### Given instruction
Show, in full, each line of the data that contains "this".

### Data supplied
⁂

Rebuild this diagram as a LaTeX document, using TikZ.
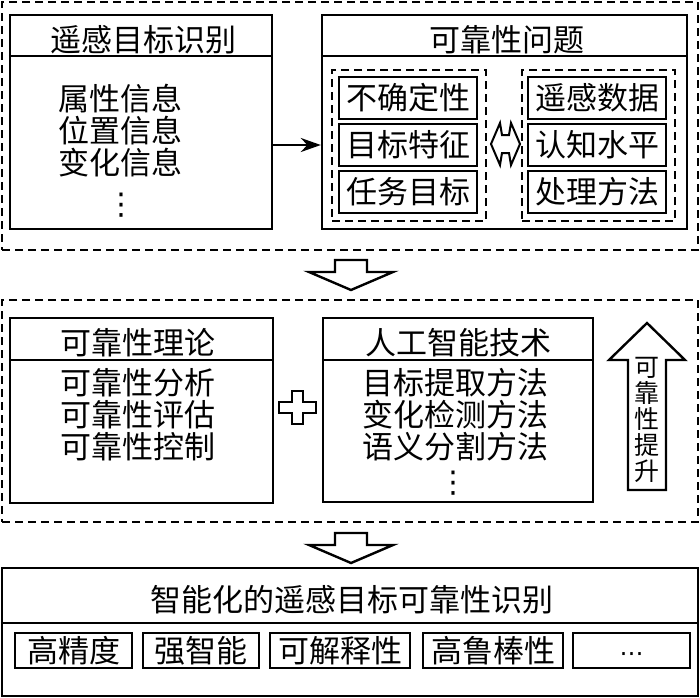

⁂

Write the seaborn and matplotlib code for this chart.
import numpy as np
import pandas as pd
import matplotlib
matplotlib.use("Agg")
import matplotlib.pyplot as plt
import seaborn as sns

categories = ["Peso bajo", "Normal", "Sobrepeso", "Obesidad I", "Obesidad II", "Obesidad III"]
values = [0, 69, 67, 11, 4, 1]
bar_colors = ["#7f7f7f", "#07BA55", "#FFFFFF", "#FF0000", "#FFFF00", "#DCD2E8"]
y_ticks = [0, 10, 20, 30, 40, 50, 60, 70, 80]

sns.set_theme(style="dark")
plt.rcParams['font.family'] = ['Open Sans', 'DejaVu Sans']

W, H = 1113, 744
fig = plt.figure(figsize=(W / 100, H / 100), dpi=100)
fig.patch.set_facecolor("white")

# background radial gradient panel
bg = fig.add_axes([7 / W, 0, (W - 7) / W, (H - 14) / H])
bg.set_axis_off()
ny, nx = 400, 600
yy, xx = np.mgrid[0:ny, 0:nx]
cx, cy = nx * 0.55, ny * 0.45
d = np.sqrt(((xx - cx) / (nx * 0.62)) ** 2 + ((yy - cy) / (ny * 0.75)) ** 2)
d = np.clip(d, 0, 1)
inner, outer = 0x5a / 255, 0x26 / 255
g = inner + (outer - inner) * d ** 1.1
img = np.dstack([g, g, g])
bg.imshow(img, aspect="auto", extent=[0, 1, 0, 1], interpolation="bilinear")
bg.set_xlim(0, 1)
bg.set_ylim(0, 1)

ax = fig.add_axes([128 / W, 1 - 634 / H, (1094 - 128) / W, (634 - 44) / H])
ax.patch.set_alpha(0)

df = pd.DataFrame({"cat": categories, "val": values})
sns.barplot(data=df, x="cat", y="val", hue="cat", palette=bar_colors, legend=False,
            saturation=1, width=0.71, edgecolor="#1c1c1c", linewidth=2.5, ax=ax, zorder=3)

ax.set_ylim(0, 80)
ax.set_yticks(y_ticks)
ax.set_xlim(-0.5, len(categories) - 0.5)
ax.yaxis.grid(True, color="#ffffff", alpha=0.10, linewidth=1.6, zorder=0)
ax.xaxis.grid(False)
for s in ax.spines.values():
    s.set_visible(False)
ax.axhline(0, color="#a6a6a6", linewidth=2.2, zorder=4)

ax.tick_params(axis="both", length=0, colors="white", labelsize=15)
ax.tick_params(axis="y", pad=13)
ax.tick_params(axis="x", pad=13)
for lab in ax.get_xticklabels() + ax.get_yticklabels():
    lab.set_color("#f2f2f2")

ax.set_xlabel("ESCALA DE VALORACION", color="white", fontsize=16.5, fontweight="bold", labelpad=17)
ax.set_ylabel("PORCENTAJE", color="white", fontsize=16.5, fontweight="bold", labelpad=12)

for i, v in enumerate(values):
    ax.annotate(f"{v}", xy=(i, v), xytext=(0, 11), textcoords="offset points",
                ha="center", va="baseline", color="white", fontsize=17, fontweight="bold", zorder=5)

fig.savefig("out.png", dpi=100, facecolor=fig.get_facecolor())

⁂

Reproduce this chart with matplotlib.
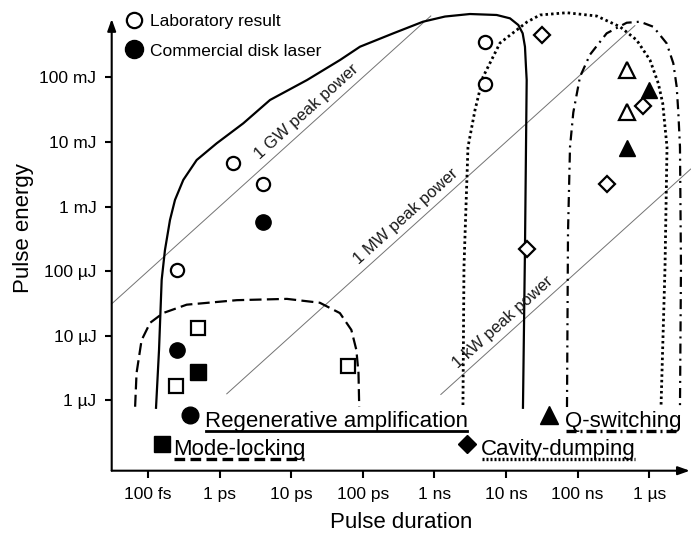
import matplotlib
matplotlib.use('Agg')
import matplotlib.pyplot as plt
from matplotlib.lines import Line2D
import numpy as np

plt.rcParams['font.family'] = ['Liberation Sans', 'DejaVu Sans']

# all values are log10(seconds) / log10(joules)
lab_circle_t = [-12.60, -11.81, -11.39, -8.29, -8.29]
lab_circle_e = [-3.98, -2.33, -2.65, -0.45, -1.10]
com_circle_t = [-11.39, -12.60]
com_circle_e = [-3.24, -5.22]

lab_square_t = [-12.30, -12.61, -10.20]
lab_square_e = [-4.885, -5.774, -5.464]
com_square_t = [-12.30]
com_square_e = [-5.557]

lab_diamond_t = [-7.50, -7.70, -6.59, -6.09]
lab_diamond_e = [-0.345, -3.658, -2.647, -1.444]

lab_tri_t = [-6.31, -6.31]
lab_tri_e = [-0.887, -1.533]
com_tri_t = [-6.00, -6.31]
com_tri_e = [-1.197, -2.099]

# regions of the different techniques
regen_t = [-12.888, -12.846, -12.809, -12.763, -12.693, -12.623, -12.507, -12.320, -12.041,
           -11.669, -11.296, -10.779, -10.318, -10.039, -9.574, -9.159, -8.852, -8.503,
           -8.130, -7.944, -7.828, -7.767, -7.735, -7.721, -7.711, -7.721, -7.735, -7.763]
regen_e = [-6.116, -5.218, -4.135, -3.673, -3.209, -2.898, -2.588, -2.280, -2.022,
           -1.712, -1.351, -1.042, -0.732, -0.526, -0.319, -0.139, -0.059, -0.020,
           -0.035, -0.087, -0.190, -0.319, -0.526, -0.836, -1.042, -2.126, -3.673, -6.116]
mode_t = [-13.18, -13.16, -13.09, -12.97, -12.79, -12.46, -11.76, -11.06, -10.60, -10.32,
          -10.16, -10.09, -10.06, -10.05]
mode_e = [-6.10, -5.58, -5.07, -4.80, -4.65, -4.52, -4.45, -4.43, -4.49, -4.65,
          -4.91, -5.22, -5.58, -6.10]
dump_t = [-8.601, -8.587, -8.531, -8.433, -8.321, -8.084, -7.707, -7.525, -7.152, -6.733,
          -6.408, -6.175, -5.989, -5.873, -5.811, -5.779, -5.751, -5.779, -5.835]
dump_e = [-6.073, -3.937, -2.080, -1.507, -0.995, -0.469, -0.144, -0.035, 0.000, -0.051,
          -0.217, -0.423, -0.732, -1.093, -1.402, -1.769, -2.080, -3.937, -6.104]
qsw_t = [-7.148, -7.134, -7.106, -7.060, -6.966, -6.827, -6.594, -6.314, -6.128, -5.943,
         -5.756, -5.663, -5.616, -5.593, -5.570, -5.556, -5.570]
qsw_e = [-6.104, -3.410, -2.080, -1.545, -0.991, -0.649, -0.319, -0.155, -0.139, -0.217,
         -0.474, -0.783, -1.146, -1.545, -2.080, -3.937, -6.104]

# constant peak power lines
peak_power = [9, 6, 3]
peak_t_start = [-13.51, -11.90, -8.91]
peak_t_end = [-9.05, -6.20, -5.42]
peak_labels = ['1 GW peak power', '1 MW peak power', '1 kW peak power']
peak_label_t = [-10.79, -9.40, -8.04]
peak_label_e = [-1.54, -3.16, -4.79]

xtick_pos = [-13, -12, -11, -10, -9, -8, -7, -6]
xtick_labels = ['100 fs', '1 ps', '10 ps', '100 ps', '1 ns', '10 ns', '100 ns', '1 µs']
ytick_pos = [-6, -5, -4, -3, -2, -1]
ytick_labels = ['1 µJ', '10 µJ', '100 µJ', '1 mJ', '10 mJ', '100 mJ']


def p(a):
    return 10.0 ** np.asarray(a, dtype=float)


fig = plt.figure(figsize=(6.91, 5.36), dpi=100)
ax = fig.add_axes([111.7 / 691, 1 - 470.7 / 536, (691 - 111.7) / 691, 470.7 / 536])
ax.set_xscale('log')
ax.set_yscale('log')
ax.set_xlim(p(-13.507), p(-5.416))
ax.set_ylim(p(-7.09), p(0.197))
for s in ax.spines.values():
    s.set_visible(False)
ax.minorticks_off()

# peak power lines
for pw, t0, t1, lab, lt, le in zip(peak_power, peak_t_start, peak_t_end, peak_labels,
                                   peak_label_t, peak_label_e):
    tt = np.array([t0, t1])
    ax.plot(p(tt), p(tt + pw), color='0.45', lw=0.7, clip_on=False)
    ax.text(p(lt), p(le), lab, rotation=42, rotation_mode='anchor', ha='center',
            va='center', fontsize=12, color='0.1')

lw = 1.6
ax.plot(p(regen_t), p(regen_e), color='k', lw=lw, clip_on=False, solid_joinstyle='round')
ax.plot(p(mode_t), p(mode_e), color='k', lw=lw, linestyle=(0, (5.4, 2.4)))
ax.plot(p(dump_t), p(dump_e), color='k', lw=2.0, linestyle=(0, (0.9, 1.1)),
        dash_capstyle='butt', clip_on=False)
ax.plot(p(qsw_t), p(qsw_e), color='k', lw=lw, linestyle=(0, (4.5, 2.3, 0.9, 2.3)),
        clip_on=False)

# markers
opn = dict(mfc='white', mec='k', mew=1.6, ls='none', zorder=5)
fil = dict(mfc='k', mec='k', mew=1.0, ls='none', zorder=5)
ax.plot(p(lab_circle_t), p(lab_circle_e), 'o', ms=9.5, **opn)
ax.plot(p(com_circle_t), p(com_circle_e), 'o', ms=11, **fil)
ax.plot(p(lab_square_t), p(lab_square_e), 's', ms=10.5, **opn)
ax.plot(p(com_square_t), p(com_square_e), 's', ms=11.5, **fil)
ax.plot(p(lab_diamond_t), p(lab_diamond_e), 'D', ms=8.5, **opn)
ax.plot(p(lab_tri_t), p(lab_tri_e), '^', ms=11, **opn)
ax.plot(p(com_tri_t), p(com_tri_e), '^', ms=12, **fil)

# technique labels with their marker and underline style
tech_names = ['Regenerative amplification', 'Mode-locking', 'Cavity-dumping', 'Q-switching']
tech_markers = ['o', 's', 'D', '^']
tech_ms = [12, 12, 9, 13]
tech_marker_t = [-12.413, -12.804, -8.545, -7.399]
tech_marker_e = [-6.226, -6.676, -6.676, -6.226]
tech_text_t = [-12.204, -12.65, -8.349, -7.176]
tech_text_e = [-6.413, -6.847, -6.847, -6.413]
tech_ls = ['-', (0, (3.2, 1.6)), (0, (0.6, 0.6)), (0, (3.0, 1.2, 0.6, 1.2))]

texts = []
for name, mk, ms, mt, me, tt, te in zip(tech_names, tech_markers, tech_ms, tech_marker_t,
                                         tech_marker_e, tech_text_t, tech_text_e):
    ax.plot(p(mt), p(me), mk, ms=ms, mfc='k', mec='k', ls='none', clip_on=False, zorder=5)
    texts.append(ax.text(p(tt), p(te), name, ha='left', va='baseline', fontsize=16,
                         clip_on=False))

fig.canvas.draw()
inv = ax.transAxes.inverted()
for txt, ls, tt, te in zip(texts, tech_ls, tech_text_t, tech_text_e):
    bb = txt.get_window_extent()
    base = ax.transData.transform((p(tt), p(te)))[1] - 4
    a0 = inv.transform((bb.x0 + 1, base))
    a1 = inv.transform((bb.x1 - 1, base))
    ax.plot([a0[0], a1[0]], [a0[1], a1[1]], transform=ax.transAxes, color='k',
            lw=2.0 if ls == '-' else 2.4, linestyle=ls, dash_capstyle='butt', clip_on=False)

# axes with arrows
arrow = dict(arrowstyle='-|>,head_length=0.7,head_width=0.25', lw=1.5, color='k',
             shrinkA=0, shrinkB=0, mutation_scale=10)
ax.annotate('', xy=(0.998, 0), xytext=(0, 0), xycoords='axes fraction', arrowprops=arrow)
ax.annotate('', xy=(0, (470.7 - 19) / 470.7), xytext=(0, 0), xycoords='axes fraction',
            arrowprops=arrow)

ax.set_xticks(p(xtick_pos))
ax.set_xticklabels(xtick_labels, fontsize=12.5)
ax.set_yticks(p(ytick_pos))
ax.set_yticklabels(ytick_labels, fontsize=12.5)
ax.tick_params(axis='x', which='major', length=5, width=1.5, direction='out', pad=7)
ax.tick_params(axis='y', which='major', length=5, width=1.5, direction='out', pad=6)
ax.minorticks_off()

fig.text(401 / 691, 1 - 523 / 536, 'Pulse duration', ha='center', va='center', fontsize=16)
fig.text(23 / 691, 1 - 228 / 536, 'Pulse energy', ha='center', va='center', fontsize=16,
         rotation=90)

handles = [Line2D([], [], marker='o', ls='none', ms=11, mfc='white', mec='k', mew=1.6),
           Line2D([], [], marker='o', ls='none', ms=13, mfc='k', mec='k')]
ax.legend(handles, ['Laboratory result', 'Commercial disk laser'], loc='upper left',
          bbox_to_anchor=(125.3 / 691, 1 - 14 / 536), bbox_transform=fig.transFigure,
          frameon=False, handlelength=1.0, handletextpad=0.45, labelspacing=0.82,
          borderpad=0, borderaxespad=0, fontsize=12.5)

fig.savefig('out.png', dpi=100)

⁂

### Result
Rebuild this diagram as a LaTeX document, using TikZ.
Write the seaborn and matplotlib code for this chart.
Reproduce this chart with matplotlib.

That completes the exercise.